Post by Pugilist Press

Now and again, with my finger on the shutter release, I'll ask myself, "What am I doing?" Some times it's an audible "Why the fuck am I taking this picture?" Sun-bleached billboards for a Christian daycare. Ripped boxes behind an apartment complex. Chewing gum at the base of the drive thru order box. Is it of any value? I panic a bit, clutching that little black box with clammy hands; then I remember Lee Friedlander, and every view is alive with potential. The cloud passes, I take the picture.

The Friedlander I'm thinking about is a contemporary photographer, and not some dinosaur bones from the MOMA archives that peaked when That Girl was on the air. We will not be talking about some Photo God with a string of half-empty churches across the land, and a brick-thick Bible to disseminate his legend.

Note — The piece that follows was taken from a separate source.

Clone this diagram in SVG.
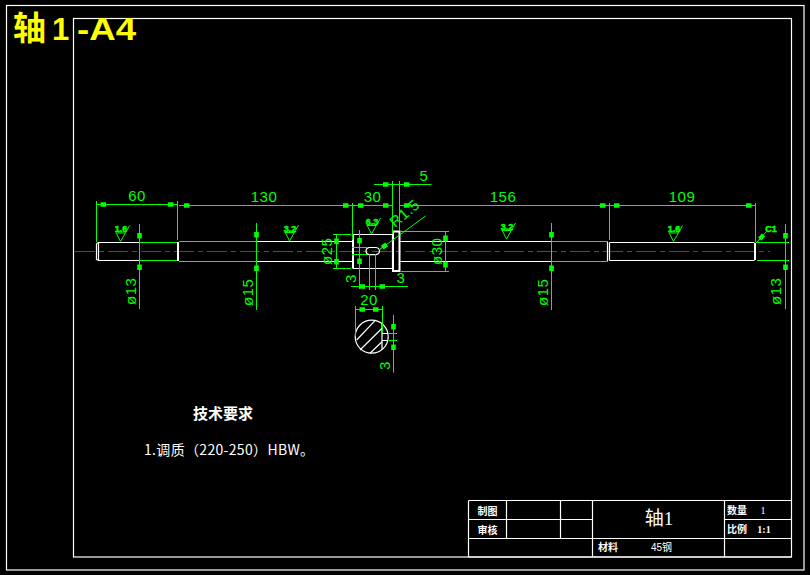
<svg xmlns="http://www.w3.org/2000/svg" xmlns:xlink="http://www.w3.org/1999/xlink" width="810" height="575" viewBox="0 0 810 575">
<style>
.w{fill:none;stroke:#fff;stroke-width:1.2}
.wb{fill:none;stroke:#fff;stroke-width:2}
.g{fill:none;stroke:#00ff00;stroke-width:1}
.gf{fill:#00ff00;stroke:none}
.c{fill:none;stroke:#ff0000;stroke-width:1;stroke-dasharray:20 4 5 4}
.dt{font-family:"Liberation Sans",sans-serif;font-size:15px;fill:#00ff00;letter-spacing:.5px}
.rt{font-family:"Liberation Sans",sans-serif;font-size:9px;font-weight:bold;fill:#00ff00;stroke:#00ff00;stroke-width:.5}
.wt{font-family:"Noto Sans CJK SC",sans-serif;fill:#fff}
.tb{font-family:"Noto Sans CJK SC",sans-serif;font-size:10px;font-weight:bold;fill:#fff}
.y{font-family:"Liberation Sans",sans-serif;font-size:31px;font-weight:bold;fill:#ffff00}
.m{text-anchor:middle}
</style>
<defs>
<path id="a" class="gf" d="M0 0L4-.5V-2.300H9.500V2.300H4V.5Z"/>
<g id="rough"><path class="g" d="M-5-8.500H4.500M-4-8L0 0L9-16"/></g>
</defs>
<rect width="810" height="575" fill="#000"/>
<g id="frame">
<rect class="w" x="6.500" y="5.500" width="797.500" height="564.500"/>
<rect class="w" x="73.500" y="18.500" width="718" height="538.500"/>
</g>
<g id="sheet-title">
<text x="13" y="40" font-family="'Noto Sans CJK SC',sans-serif" font-size="33" font-weight="bold" fill="#ffff00">轴</text>
<text class="y" x="52" y="40">1</text>
<text class="y" x="77" y="40" textLength="59" lengthAdjust="spacingAndGlyphs">-A4</text>
</g>
<g id="centerline"><path class="c" d="M75 251.500H770"/></g>
<g id="shaft">
<path class="w" d="M96.500 243.500L98.500 242.500H140M98.500 260.500H140M98.500 242.500V260.500M96.500 243.500V259.500L98.500 260.500"/>
<path class="wb" d="M178 242V261"/>
<path class="w" d="M257 241.500H352.500M257 261.500H352.500"/>
<path class="wb" d="M353 235V268.500"/>
<path class="w" d="M353 234.500H392.500V268.500H353"/>
<rect class="wb" x="393" y="231.500" width="6.500" height="39.500"/>
<path class="w" d="M400 241.500H551M400 261.500H551"/>
<path class="w" d="M607.500 241.500V261.500M609.500 242.500V260.500M609.500 242.500H754.500M609.500 260.500H754.500"/>
<path class="wb" d="M755 243V260"/>
<path class="w" d="M369 247.500H376Q379.500 248 379.500 251T376 254.700H369Q366 254 366 251T369 247.500Z"/>
</g>
<g id="section">
<circle class="w" cx="371.700" cy="336.700" r="16.500"/>
<path class="w" d="M382 324V349.500M382 333.500H388M382 340.500H388"/>
<path class="w" d="M356.700 340L375 320.700M360 350L382 328.300M370 353.300L382 341.700"/>
</g>
<g id="connectors">
<path class="g" d="M140 242.500H177M140 260.500H177M179 241.500H257M179 261.500H257M551 241.500H607M551 261.500H607"/>
<path class="g" d="M96.500 201V242M177.500 201V240M352.500 203V240M392.500 181V234M399.500 181V231M609.500 203V240M755.500 203V242"/>
<path class="g" d="M96.500 204.500H177.500M179 205.500H352.500M352.500 205.500H392.500M374 184.500H431.500M399.500 205.500H609.500M609.500 205.500H755.500"/>
<path class="g" d="M139.500 224V309M256.500 223V310M551.500 223V310M785.500 224V309M756 242.500H789M757 260.500H789"/>
<path class="g" d="M333 234.500H351M333 268.500H351M336.500 234.500V268.500M400 231.500H449M401 271.500H449M445.500 231.500V271.500"/>
<path class="g" d="M359.500 230V289M369.500 254V290M375.500 254V290M351 286.500H408M352 247.500H367M352 254.500H367"/>
<path class="g" d="M355.500 306V336M382.500 306V333M355.500 309.500H382.500"/>
<path class="g" d="M393.500 315V372.500M388.500 333.500H397M388.500 340.500H397"/>
<path class="g" d="M379 250L425.500 216M757 242L767 231"/>
<use xlink:href="#a" transform="translate(96.500 204.500)"/>
<use xlink:href="#a" transform="translate(177.500 204.500) rotate(180)"/>
<use xlink:href="#a" transform="translate(180 205.500)"/>
<use xlink:href="#a" transform="translate(352.500 205.500) rotate(180)"/>
<use xlink:href="#a" transform="translate(354 205.500)"/>
<use xlink:href="#a" transform="translate(392.500 205.500) rotate(180)"/>
<use xlink:href="#a" transform="translate(392.500 184.500) rotate(180)"/>
<use xlink:href="#a" transform="translate(400 184.500)"/>
<use xlink:href="#a" transform="translate(400 205.500)"/>
<use xlink:href="#a" transform="translate(609.500 205.500) rotate(180)"/>
<use xlink:href="#a" transform="translate(610 205.500)"/>
<use xlink:href="#a" transform="translate(755.500 205.500) rotate(180)"/>
<use xlink:href="#a" transform="translate(139.500 242.500) rotate(-90)"/>
<use xlink:href="#a" transform="translate(139.500 260.500) rotate(90)"/>
<use xlink:href="#a" transform="translate(256.500 241.500) rotate(-90)"/>
<use xlink:href="#a" transform="translate(256.500 261.500) rotate(90)"/>
<use xlink:href="#a" transform="translate(551.500 241.500) rotate(-90)"/>
<use xlink:href="#a" transform="translate(551.500 261.500) rotate(90)"/>
<use xlink:href="#a" transform="translate(785.500 242.500) rotate(-90)"/>
<use xlink:href="#a" transform="translate(785.500 260.500) rotate(90)"/>
<use xlink:href="#a" transform="translate(336.500 234.500) rotate(90)"/>
<use xlink:href="#a" transform="translate(336.500 268.500) rotate(-90)"/>
<use xlink:href="#a" transform="translate(445.500 231.500) rotate(90)"/>
<use xlink:href="#a" transform="translate(445.500 271.500) rotate(-90)"/>
<use xlink:href="#a" transform="translate(359.500 247.500) rotate(-90)"/>
<use xlink:href="#a" transform="translate(359.500 254.500) rotate(90)"/>
<use xlink:href="#a" transform="translate(369 286.500) rotate(180)"/>
<use xlink:href="#a" transform="translate(375.500 286.500)"/>
<use xlink:href="#a" transform="translate(355.500 309.500)"/>
<use xlink:href="#a" transform="translate(382.500 309.500) rotate(180)"/>
<use xlink:href="#a" transform="translate(393.500 333.500) rotate(-90)"/>
<use xlink:href="#a" transform="translate(393.500 340.500) rotate(90)"/>
<use xlink:href="#a" transform="translate(379 250) rotate(-36)"/>
<use xlink:href="#a" transform="translate(757 242) rotate(-47)"/>
</g>
<g id="dimensions">
<text class="dt m" x="137" y="201">60</text>
<text class="dt m" x="264" y="202">130</text>
<text class="dt m" x="372.500" y="202">30</text>
<text class="dt m" x="424" y="181">5</text>
<text class="dt m" x="503" y="202">156</text>
<text class="dt m" x="682" y="202">109</text>
<text class="dt" transform="translate(136 305) rotate(-90)">ø13</text>
<text class="dt" transform="translate(253 306) rotate(-90)">ø15</text>
<text class="dt" transform="translate(548 306) rotate(-90)">ø15</text>
<text class="dt" transform="translate(781 305) rotate(-90)">ø13</text>
<text class="dt" transform="translate(332 265) rotate(-90)">ø25</text>
<text class="dt" transform="translate(442 265) rotate(-90)">ø30</text>
<text class="dt" transform="translate(395 228) rotate(-40)">R1.5</text>
<text class="dt" transform="translate(356 283) rotate(-90)">3</text>
<text class="dt m" x="401" y="283">3</text>
<text class="dt m" x="369" y="305">20</text>
<text class="dt" transform="translate(390 370) rotate(-90)">3</text>
</g>
<g id="roughness">
<use xlink:href="#rough" transform="translate(120.500 241.500)"/><text class="rt m" x="121" y="232">1.6</text>
<use xlink:href="#rough" transform="translate(289.500 241)"/><text class="rt m" x="290" y="232">3.2</text>
<use xlink:href="#rough" transform="translate(371.500 234)"/><text class="rt m" x="372" y="224.500">6.3</text>
<use xlink:href="#rough" transform="translate(506.500 239)"/><text class="rt m" x="507" y="230">3.2</text>
<use xlink:href="#rough" transform="translate(673.500 241.500)"/><text class="rt m" x="674" y="232">1.6</text>
<text class="rt m" x="771" y="231.500">C1</text>
</g>
<g id="notes">
<text class="wt m" x="223" y="419" font-size="15" font-weight="bold">技术要求</text>
<text class="wt" x="144" y="455" font-size="14" textLength="170" lengthAdjust="spacing">1.调质（220-250）HBW。</text>
</g>
<g id="title-block">
<path class="w" d="M468.500 500.500H791.500M468.500 519.500H592.500M724.500 519.500H791.500M468.500 538.500H791.500M468.500 557H791.500M468.500 500.500V557M506.500 500.500V538.500M560.500 500.500V538.500M592.500 500.500V557M724.500 500.500V557"/>
<text class="tb m" x="487.500" y="515">制图</text>
<text class="tb m" x="487.500" y="534">审核</text>
<text class="tb m" x="608" y="551">材料</text>
<text x="651" y="551" font-family="'Liberation Sans','Noto Sans CJK SC',sans-serif" font-size="10" fill="#fff">45钢</text>
<text class="m" x="659" y="525" font-family="'Liberation Serif','Noto Sans CJK SC',serif" font-size="19" fill="#fff">轴1</text>
<text class="tb" x="727" y="514">数量</text>
<text x="763" y="514" font-family="'Liberation Serif',serif" font-size="10" fill="#fff" text-anchor="middle">1</text>
<text class="tb" x="727" y="532.500">比例</text>
<text x="764" y="532.500" font-family="'Liberation Serif',serif" font-size="10" font-weight="bold" fill="#fff" text-anchor="middle">1:1</text>
</g>
</svg>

We will not be talking about some antique tradesman frozen in a quaint infotainment village going about his business just like they did "back then." We won't be talking about someone we look up to, or one that we’ve evolved beyond. We are simply talking about a photographer of this day, 2014. One with bad knees, sure. One with a few more mentions in the history books, but more importantly, more urgently, one who works in the now, and one whose methods are aligned with what we say we want.

I'm assuming you want what We want. Am I wrong? A better world. Gender justice. Racial justice. A world where the puppet strings of power are illuminated and everyone is equipped with a pair of scissors. One where we embrace reason yet recognize its limitations. You are not all talk and no action. You do not have a tab at Chick-fil-A. You have never uttered the words “reverse racism.” You are for real, you want that real, and you’re ready to do the real work. If that's the case, if you want photography that points to a just world, then start with Friedlander.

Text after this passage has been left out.